WHAT NEEDS TO BE DONE:
Set down, exactly as written, the lines from the top of the data to the line that holds "const ctx = canvas.getContext('2d');", and omit the pictures.

*** PROVIDED INFORMATION

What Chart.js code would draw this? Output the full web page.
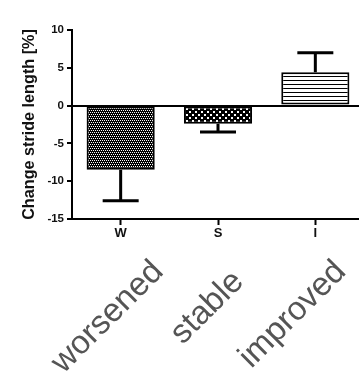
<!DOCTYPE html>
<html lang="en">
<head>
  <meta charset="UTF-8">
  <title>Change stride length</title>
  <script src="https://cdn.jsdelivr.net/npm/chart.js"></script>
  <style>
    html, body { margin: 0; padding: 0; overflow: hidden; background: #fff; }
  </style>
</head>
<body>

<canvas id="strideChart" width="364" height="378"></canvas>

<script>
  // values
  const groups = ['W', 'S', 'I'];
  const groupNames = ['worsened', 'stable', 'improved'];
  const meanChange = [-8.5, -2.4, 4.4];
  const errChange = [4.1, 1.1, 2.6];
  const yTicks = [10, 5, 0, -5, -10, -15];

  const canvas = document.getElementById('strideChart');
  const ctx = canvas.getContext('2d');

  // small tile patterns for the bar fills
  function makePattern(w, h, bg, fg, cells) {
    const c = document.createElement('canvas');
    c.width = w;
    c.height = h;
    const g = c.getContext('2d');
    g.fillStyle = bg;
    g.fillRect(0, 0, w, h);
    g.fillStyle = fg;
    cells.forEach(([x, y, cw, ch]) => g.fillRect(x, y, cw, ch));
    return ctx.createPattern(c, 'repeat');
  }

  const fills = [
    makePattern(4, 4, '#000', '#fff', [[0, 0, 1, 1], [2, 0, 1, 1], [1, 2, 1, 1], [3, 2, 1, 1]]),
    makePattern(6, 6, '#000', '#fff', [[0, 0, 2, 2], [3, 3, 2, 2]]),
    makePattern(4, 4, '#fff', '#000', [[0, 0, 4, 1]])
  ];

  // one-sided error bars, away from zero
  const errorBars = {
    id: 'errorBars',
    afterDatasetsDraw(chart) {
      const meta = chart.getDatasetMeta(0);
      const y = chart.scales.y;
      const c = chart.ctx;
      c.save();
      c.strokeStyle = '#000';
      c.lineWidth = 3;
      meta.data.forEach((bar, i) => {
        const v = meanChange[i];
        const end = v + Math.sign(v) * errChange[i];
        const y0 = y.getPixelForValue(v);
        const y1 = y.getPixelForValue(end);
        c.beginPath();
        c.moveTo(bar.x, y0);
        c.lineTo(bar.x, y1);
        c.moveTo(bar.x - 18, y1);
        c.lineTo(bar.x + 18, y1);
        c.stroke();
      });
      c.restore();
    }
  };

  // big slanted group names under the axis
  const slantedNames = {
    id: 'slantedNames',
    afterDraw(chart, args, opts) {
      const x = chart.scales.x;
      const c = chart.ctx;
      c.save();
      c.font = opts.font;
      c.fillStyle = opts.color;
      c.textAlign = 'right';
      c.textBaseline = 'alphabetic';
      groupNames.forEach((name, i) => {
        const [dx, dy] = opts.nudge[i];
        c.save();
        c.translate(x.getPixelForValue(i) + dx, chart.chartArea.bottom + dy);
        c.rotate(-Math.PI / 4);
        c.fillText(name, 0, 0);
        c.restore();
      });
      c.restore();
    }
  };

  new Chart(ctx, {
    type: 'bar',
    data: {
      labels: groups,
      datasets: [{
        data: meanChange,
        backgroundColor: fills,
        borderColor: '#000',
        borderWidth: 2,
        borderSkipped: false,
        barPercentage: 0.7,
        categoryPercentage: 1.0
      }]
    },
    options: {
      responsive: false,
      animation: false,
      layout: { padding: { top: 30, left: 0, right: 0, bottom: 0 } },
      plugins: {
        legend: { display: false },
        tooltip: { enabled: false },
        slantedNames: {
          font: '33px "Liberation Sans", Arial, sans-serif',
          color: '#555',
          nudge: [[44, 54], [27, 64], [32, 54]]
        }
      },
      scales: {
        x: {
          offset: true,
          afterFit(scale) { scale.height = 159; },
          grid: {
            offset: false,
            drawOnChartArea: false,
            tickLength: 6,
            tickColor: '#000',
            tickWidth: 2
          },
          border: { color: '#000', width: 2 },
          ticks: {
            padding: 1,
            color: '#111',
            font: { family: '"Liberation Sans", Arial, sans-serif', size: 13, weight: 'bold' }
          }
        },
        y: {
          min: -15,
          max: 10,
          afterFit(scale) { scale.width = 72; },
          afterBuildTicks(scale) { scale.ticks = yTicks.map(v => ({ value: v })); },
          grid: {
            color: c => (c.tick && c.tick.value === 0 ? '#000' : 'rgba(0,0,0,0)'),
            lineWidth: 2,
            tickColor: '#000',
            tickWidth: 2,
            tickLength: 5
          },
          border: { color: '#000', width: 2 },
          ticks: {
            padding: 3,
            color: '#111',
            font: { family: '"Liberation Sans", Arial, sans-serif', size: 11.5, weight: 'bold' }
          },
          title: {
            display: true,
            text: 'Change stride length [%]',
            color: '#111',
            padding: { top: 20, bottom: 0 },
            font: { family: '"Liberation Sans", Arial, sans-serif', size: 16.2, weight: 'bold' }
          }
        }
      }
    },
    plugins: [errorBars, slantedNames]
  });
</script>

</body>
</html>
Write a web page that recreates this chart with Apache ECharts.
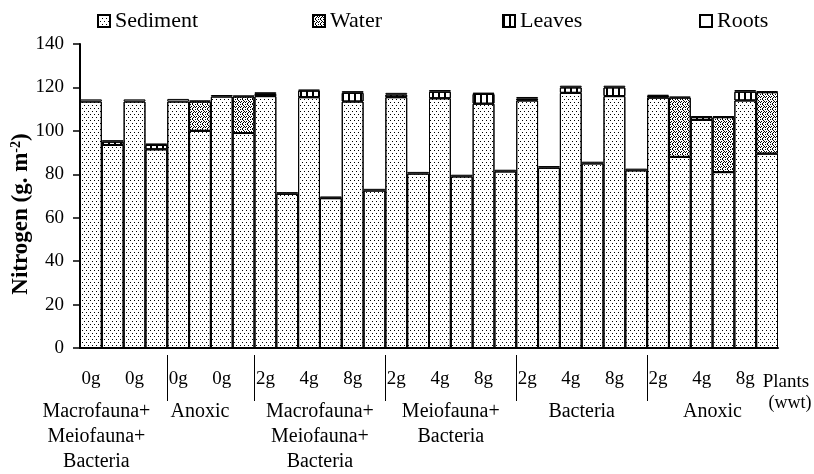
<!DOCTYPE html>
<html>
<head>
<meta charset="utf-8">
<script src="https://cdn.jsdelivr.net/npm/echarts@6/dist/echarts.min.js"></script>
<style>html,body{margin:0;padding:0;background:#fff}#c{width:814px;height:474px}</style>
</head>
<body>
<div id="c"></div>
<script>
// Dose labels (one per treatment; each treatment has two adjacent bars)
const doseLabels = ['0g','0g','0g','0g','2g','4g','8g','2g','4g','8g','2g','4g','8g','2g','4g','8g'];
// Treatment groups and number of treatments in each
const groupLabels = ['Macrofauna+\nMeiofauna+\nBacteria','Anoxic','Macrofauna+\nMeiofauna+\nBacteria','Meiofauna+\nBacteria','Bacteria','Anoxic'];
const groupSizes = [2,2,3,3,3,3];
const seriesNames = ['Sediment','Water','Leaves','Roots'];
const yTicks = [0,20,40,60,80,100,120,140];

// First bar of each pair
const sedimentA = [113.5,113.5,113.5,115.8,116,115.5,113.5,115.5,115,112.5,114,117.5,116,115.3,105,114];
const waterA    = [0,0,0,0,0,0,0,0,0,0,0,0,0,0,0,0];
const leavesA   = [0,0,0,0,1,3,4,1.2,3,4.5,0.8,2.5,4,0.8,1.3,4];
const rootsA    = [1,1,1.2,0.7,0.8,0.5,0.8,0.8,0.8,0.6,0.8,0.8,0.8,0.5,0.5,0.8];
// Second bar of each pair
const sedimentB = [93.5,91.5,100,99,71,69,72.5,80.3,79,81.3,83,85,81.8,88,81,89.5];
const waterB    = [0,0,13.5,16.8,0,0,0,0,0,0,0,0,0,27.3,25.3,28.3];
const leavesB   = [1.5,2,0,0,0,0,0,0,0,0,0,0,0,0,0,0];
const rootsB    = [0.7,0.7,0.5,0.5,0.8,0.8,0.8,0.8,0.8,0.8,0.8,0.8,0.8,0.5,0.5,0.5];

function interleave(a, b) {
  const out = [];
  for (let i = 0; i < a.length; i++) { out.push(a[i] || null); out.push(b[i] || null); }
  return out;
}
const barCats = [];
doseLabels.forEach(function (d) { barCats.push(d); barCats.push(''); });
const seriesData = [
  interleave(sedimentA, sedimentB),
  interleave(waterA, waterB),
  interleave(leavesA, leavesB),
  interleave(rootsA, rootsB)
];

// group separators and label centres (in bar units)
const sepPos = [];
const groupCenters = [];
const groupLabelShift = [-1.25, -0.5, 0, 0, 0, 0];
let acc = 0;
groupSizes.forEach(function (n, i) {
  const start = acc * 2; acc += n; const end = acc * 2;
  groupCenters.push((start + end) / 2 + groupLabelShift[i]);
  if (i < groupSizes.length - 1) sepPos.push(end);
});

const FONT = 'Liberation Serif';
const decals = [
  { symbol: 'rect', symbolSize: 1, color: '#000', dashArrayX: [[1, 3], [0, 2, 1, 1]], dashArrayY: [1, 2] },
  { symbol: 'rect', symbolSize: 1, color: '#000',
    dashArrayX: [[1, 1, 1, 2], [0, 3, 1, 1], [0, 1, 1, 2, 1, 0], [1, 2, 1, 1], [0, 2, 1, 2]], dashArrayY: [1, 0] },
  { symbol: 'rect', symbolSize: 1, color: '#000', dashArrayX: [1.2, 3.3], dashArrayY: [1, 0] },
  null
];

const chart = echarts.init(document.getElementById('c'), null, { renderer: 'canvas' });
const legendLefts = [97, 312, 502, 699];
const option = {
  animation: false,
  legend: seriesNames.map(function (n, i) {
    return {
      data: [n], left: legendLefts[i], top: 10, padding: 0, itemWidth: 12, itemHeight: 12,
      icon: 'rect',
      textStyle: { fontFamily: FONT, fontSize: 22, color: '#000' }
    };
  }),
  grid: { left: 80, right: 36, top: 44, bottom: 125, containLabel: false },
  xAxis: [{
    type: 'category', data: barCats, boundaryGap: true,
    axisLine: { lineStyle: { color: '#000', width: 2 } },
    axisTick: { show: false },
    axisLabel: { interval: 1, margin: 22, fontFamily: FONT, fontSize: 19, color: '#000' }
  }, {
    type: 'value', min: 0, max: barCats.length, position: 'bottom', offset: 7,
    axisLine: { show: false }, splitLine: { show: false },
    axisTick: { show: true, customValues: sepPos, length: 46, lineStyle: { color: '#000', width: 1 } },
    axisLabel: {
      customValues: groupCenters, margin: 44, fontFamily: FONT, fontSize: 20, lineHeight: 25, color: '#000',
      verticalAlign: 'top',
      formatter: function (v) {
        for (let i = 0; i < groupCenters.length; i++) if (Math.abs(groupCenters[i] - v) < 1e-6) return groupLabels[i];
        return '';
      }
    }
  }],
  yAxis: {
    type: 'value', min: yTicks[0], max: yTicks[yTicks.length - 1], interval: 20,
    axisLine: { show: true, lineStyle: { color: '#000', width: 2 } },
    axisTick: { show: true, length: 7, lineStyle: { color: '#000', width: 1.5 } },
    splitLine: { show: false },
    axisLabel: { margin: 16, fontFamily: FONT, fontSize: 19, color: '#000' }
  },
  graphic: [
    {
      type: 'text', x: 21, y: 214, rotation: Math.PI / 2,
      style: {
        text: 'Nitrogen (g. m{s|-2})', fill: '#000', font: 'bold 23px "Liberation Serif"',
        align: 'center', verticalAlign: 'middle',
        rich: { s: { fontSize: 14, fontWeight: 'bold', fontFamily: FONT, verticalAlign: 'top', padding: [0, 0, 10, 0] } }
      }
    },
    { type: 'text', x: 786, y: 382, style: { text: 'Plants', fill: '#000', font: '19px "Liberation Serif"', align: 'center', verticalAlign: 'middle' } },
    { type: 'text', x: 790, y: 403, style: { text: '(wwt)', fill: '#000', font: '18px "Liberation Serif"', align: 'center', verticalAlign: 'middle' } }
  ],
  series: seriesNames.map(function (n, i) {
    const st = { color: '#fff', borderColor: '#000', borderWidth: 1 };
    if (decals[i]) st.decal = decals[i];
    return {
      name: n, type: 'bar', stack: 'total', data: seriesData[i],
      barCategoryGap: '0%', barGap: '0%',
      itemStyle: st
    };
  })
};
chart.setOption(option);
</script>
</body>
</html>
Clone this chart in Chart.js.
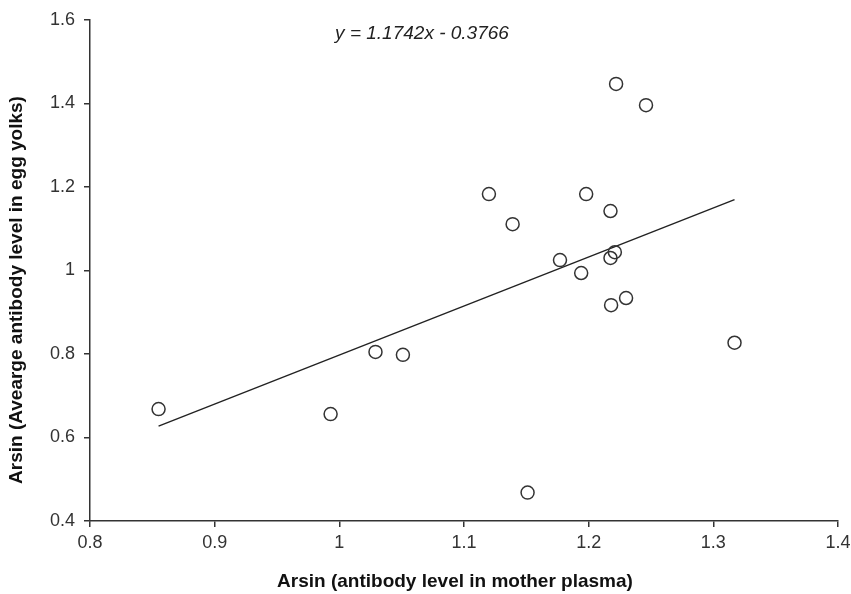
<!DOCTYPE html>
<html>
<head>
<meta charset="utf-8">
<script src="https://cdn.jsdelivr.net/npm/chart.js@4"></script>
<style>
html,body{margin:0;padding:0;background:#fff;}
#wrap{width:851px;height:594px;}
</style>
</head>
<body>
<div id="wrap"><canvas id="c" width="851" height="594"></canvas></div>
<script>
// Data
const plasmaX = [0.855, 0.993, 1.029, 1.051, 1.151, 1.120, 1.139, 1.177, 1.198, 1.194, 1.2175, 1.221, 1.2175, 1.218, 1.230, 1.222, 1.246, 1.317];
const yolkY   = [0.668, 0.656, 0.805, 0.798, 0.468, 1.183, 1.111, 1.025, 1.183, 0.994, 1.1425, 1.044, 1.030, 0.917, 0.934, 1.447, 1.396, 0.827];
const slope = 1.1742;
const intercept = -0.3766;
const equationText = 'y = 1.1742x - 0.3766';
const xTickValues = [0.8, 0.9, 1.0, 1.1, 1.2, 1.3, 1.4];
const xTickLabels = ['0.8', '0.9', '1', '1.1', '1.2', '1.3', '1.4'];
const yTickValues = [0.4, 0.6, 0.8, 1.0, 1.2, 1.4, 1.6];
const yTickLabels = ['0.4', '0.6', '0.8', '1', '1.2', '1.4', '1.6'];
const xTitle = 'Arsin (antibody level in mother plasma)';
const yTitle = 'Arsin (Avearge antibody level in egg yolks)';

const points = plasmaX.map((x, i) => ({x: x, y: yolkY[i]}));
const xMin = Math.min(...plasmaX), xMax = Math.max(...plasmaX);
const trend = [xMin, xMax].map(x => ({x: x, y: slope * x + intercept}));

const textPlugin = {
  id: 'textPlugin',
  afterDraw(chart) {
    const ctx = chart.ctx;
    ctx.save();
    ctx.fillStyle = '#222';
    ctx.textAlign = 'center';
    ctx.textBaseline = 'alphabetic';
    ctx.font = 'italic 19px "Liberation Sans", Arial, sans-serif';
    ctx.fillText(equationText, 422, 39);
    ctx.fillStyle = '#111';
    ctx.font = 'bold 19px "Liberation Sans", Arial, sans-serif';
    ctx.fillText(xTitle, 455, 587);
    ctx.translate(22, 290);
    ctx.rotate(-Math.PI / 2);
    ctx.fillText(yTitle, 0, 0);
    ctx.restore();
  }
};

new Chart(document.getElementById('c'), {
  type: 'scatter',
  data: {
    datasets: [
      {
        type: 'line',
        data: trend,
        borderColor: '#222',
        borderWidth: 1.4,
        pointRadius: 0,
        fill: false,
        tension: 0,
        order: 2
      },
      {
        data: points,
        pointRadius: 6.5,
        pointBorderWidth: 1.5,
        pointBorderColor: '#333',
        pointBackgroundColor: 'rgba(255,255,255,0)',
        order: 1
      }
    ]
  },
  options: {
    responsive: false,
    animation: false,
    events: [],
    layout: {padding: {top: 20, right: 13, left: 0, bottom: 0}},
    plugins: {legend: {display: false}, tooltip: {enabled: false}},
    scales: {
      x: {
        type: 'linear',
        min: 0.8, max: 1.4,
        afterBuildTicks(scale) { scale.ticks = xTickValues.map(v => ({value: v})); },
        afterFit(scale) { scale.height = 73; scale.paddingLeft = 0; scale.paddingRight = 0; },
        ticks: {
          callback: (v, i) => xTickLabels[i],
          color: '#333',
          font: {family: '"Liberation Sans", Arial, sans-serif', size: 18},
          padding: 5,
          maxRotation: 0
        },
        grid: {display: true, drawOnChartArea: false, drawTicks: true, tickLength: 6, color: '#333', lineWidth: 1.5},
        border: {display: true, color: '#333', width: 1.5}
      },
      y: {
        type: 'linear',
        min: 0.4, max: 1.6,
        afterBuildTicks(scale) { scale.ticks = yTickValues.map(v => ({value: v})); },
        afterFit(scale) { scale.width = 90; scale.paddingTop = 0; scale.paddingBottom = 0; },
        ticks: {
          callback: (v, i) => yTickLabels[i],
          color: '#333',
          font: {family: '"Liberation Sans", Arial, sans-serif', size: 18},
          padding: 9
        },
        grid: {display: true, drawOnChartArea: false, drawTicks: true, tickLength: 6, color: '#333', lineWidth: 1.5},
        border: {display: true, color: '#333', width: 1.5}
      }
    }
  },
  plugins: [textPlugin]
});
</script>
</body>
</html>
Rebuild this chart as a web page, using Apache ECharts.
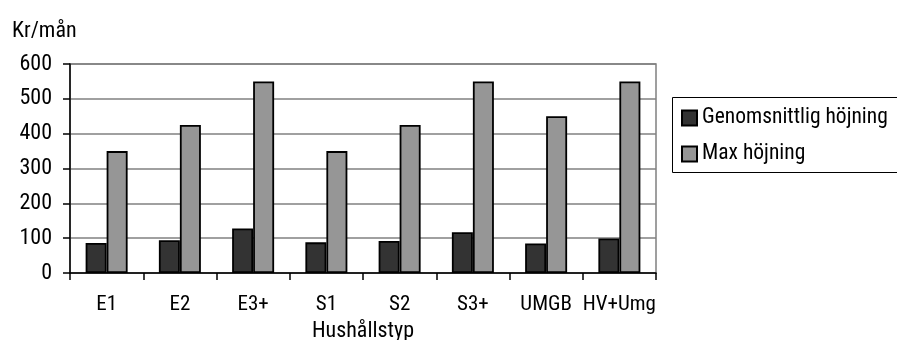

******

EXERCISE RESULT:
What Chart.js code would draw this? Output the full web page.
<!DOCTYPE html>
<html lang="en">
<head>
  <meta charset="UTF-8">
  <title>Change stride length</title>
  <script src="https://cdn.jsdelivr.net/npm/chart.js"></script>
  <style>
    html, body { margin: 0; padding: 0; overflow: hidden; background: #fff; }
  </style>
</head>
<body>

<canvas id="strideChart" width="364" height="378"></canvas>

<script>
  // values
  const groups = ['W', 'S', 'I'];
  const groupNames = ['worsened', 'stable', 'improved'];
  const meanChange = [-8.5, -2.4, 4.4];
  const errChange = [4.1, 1.1, 2.6];
  const yTicks = [10, 5, 0, -5, -10, -15];

  const canvas = document.getElementById('strideChart');
  const ctx = canvas.getContext('2d');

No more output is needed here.